-- Start --

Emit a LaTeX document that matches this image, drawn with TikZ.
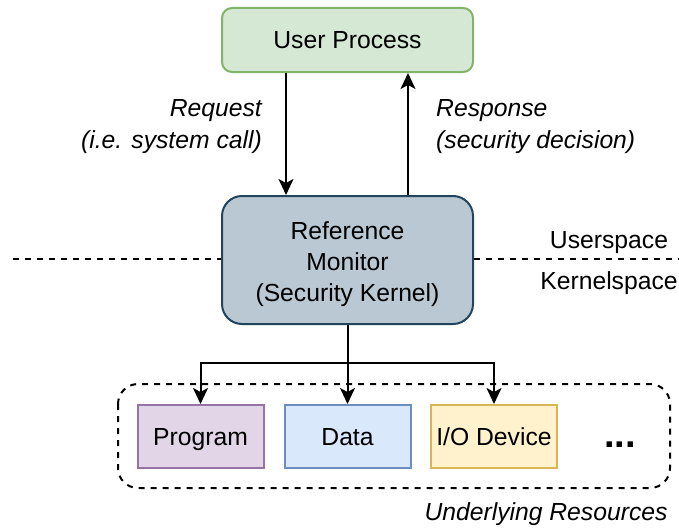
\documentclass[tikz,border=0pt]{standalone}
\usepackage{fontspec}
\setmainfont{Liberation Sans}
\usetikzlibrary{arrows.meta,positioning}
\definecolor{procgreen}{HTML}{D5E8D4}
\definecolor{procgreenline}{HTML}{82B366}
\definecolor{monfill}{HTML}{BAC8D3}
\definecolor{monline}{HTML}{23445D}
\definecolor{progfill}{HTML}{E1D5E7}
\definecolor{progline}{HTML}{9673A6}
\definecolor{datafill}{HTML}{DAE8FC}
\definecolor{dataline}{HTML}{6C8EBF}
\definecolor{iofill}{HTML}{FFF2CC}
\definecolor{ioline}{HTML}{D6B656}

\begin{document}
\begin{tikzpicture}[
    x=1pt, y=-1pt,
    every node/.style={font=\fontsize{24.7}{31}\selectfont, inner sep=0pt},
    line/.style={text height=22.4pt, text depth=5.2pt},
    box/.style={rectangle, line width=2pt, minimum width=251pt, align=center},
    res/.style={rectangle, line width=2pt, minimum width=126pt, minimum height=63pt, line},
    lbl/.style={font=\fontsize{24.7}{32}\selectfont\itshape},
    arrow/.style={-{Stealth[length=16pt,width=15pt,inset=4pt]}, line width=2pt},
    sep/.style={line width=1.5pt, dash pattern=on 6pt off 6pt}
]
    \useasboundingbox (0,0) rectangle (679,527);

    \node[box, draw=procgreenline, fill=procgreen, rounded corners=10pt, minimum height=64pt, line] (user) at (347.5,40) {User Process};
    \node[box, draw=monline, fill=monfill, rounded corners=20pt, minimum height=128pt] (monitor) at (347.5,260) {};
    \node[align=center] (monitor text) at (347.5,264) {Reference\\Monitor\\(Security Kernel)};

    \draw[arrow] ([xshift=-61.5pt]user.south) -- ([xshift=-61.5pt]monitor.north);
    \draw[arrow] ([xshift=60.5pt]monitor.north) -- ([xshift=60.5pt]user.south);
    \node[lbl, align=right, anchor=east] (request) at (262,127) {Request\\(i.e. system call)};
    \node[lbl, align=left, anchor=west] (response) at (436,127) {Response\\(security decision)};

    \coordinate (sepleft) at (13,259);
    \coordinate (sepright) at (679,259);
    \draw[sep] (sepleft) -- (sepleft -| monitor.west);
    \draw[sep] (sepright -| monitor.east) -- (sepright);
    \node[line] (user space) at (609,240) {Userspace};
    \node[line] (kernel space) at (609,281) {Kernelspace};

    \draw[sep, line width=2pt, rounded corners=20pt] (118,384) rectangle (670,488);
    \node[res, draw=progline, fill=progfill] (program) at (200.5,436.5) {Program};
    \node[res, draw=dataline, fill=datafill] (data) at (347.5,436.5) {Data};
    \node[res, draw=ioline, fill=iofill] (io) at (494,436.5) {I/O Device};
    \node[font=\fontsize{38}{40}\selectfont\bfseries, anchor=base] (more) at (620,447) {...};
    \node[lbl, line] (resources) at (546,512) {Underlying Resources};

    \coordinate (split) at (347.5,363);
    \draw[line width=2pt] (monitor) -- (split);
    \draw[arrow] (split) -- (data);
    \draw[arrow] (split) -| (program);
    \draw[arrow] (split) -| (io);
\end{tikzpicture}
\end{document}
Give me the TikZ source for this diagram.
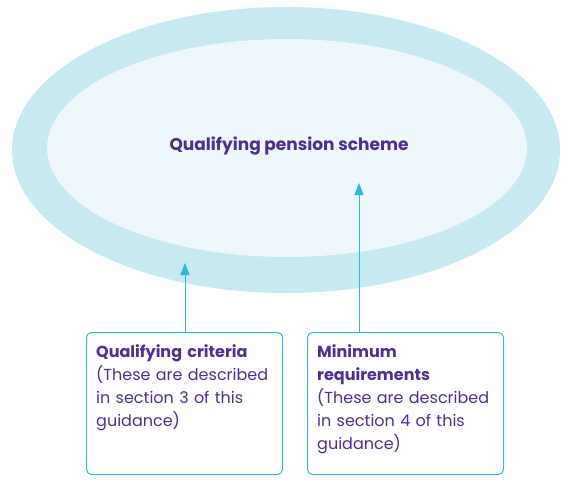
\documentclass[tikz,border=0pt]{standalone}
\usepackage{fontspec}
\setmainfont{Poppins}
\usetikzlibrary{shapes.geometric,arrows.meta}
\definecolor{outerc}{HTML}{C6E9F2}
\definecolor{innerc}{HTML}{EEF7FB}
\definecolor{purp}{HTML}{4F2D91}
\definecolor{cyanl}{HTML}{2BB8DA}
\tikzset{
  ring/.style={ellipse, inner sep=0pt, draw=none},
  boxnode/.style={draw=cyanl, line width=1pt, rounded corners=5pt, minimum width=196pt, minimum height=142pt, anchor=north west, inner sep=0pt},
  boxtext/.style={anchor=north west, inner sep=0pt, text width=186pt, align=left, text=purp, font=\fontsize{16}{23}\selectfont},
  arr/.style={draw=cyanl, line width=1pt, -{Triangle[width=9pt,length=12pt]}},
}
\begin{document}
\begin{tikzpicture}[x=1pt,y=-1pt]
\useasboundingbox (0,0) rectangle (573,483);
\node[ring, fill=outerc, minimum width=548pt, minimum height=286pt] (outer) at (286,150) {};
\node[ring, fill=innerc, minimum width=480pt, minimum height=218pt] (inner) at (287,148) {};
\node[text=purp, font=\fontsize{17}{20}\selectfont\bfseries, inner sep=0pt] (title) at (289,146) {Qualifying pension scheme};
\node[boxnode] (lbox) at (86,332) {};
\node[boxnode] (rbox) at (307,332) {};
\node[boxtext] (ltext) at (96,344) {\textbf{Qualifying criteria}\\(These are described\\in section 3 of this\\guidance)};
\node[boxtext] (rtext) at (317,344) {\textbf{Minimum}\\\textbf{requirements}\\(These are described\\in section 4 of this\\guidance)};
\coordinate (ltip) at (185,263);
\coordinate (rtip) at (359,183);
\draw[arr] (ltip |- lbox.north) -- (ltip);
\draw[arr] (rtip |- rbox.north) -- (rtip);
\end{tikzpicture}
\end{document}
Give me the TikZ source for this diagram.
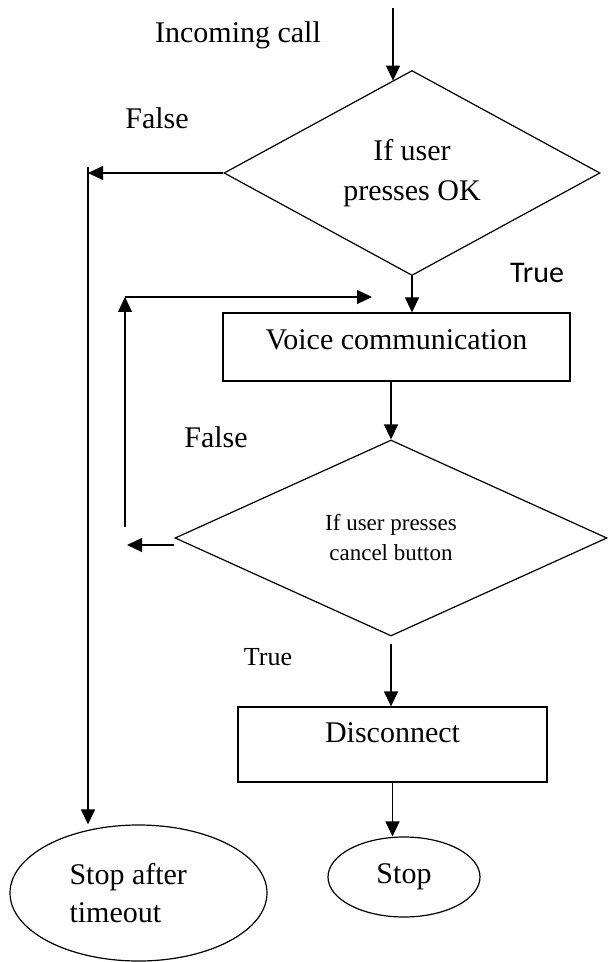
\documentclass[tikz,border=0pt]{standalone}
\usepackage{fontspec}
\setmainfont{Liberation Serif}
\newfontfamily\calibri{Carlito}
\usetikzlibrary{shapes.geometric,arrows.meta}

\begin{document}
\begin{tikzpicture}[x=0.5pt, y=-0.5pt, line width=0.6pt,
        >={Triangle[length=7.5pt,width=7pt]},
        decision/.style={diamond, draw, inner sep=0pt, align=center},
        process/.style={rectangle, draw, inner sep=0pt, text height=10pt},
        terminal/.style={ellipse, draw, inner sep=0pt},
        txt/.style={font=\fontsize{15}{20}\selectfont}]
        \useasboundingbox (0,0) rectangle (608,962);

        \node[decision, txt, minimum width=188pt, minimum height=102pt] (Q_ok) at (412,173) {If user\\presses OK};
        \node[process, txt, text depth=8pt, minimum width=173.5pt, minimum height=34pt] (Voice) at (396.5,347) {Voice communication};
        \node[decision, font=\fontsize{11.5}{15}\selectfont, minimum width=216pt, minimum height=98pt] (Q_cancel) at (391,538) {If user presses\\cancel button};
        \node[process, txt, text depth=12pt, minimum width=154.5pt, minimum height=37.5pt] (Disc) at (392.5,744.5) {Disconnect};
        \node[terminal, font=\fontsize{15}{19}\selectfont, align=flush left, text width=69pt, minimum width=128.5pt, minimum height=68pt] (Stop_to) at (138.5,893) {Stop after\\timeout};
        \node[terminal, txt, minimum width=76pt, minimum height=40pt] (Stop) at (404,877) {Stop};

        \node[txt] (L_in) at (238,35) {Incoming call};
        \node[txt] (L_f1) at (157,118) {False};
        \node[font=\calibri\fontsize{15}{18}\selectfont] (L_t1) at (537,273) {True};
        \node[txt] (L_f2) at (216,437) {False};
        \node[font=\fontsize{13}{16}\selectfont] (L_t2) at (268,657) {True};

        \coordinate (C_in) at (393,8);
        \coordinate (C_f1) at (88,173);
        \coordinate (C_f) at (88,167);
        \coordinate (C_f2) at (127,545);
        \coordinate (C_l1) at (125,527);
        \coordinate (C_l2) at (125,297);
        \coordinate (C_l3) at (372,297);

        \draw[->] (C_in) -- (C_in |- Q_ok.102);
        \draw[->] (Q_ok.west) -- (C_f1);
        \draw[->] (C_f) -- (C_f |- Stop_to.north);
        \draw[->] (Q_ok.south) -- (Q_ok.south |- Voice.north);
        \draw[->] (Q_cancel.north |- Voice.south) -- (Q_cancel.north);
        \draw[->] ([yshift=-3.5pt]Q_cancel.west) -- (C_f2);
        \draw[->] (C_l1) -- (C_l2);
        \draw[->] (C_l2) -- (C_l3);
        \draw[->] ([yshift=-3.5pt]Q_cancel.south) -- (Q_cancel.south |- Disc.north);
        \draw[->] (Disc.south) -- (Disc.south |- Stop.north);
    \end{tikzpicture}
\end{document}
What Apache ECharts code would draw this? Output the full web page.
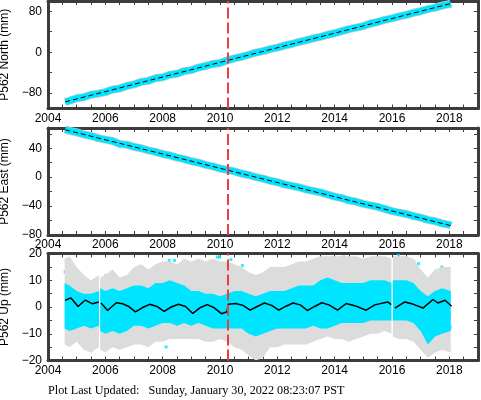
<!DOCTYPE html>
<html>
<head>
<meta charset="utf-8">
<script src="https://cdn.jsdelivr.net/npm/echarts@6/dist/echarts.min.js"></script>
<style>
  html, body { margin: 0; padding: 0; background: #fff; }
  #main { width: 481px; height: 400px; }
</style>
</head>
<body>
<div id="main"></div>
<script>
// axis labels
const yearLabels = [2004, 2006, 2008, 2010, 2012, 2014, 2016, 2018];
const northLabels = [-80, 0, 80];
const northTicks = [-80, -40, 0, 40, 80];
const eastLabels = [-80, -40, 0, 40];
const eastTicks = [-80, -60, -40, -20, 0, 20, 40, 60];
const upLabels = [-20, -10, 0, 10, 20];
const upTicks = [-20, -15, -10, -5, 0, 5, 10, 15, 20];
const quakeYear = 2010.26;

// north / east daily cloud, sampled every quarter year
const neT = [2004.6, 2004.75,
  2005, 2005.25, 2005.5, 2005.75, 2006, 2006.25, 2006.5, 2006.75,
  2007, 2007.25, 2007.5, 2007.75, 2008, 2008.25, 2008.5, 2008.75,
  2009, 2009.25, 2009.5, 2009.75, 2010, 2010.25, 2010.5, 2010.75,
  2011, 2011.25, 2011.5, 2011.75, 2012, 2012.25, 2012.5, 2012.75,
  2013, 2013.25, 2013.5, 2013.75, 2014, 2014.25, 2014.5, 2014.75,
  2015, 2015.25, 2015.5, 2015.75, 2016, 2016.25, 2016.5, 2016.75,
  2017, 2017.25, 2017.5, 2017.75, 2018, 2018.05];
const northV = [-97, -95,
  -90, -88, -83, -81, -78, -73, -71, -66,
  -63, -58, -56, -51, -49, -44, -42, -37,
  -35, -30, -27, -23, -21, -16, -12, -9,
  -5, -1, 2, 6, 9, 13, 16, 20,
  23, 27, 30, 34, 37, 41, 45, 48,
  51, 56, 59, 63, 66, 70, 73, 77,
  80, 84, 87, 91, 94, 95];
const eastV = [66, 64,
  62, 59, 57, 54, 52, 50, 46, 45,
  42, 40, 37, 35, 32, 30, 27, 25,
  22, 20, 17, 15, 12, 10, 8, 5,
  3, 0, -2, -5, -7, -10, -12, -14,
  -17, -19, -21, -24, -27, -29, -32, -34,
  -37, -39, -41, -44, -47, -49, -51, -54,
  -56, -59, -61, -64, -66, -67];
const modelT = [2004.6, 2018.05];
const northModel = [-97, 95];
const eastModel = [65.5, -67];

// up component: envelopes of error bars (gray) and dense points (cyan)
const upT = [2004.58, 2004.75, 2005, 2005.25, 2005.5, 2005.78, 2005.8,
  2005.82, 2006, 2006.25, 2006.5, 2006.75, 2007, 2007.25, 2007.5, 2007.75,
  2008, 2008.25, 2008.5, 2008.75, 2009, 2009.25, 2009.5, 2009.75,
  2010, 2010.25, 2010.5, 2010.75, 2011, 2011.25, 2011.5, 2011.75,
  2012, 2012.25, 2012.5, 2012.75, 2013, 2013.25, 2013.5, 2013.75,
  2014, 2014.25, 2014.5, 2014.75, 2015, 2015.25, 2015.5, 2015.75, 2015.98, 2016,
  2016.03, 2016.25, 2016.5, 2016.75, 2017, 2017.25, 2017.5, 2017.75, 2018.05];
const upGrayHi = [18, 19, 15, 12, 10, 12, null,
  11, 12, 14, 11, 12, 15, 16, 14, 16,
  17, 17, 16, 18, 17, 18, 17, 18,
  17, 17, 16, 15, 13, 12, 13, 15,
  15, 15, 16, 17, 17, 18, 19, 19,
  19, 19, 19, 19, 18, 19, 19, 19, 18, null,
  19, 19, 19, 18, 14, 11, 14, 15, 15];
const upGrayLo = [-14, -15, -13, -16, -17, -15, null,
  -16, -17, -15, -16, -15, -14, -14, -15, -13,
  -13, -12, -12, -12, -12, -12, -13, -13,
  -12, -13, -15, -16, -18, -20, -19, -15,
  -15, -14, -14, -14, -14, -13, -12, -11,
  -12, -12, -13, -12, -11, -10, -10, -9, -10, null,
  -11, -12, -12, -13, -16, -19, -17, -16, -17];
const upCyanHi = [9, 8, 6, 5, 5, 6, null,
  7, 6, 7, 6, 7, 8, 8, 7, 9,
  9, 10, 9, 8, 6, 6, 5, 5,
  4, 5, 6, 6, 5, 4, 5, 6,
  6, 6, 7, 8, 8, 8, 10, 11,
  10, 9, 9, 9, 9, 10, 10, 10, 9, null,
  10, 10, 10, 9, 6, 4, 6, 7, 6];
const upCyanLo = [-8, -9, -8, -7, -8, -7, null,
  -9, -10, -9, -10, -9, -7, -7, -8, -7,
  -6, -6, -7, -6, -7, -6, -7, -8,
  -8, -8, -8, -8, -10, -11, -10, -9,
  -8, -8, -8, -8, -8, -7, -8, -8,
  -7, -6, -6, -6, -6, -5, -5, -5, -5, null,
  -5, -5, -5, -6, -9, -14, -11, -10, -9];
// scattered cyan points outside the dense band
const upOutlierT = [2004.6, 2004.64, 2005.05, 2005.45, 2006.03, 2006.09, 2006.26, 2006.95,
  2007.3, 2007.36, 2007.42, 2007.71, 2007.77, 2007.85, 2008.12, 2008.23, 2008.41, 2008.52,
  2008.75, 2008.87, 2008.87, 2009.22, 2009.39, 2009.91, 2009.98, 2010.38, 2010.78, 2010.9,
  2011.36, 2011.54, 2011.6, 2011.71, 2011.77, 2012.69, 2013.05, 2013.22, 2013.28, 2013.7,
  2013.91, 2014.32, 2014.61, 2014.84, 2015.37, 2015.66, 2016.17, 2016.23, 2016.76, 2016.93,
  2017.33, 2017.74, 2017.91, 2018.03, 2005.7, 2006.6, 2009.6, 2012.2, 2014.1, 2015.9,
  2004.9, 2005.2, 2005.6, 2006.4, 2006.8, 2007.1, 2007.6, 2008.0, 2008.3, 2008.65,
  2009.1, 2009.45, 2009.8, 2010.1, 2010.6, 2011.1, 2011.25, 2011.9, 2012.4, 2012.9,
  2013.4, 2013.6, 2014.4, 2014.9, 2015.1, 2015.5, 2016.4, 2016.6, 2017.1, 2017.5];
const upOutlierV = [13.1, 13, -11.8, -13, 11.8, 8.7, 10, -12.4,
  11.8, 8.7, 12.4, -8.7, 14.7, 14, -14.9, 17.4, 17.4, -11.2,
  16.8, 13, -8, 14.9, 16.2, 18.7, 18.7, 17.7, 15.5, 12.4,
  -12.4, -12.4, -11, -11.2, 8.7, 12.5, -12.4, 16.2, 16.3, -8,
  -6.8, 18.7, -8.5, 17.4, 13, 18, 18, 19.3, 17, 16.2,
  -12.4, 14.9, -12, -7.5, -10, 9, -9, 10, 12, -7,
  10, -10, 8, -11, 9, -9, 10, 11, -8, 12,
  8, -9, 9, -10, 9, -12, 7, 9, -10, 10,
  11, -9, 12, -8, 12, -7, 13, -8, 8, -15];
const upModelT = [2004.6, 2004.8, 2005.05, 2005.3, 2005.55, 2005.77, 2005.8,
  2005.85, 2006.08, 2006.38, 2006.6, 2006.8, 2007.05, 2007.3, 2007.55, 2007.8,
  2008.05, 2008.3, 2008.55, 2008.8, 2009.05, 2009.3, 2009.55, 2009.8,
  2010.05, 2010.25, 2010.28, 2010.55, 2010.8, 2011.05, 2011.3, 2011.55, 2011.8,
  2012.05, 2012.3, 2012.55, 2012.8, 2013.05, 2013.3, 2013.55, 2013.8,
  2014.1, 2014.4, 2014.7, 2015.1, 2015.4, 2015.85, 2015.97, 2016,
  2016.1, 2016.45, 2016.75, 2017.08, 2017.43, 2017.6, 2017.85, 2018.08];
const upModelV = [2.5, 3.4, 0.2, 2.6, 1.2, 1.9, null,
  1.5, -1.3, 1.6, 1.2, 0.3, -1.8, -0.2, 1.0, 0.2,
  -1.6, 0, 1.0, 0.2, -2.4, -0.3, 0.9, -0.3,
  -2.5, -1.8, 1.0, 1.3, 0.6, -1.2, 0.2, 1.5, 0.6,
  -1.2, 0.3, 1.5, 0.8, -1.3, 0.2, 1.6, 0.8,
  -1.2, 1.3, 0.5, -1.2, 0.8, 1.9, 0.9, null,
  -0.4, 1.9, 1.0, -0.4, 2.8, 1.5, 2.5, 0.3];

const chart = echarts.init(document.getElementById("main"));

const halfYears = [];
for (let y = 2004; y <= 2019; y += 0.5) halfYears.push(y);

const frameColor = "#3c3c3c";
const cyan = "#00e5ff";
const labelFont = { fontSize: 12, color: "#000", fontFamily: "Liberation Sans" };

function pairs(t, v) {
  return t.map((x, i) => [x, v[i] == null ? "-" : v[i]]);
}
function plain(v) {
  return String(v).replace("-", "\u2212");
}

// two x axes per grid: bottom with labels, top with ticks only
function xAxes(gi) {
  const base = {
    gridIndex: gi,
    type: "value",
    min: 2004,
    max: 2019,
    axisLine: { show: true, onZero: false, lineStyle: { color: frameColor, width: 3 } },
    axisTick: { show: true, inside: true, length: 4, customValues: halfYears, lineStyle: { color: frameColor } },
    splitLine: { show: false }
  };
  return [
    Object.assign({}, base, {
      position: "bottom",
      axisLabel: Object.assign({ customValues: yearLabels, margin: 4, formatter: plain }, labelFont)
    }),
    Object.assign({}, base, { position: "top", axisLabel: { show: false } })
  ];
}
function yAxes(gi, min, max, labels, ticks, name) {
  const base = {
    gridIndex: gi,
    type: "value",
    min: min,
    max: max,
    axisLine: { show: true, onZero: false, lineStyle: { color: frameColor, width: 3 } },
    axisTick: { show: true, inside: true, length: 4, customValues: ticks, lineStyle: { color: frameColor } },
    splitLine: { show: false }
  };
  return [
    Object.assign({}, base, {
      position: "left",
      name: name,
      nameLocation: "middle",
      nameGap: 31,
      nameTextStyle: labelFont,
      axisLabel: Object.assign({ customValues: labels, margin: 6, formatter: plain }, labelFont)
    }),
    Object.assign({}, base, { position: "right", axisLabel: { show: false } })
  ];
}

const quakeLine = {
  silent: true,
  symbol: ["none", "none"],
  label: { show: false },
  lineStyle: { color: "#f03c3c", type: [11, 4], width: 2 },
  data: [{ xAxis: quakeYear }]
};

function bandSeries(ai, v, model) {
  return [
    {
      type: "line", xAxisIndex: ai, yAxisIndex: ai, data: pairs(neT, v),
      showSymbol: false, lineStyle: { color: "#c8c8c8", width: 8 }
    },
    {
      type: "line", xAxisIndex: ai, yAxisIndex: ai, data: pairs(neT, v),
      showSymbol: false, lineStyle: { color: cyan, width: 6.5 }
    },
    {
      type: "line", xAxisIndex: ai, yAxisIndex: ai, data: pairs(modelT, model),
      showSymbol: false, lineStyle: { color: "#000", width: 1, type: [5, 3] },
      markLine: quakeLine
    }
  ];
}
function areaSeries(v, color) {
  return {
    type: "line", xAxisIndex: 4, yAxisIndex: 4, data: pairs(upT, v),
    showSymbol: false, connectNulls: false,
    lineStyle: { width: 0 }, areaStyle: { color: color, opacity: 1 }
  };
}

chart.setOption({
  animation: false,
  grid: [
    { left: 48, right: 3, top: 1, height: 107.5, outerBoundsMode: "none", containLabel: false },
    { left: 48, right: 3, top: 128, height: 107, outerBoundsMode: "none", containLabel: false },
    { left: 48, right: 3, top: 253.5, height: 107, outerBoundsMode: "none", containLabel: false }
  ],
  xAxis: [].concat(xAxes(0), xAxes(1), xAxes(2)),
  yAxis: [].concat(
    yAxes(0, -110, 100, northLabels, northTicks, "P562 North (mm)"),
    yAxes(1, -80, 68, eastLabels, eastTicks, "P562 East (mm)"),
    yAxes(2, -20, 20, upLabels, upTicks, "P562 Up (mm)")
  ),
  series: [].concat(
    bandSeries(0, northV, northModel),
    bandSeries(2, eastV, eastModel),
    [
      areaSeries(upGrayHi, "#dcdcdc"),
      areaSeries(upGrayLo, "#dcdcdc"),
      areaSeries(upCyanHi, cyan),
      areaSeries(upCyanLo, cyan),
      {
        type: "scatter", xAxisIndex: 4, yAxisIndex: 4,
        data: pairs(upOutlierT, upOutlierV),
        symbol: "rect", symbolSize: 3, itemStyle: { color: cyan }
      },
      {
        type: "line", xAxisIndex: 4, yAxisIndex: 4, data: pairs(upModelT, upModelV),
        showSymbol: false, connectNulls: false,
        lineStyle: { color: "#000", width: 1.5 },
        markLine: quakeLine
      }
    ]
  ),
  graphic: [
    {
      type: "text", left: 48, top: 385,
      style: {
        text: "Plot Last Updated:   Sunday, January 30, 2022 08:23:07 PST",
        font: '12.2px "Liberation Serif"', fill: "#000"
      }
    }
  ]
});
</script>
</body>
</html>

-- End --

Written problem: Copy every line in the listing above where the string "with" turns up.

Solution to this exercise:
Emit a LaTeX document that matches this image, drawn with TikZ.
// two x axes per grid: bottom with labels, top with ticks only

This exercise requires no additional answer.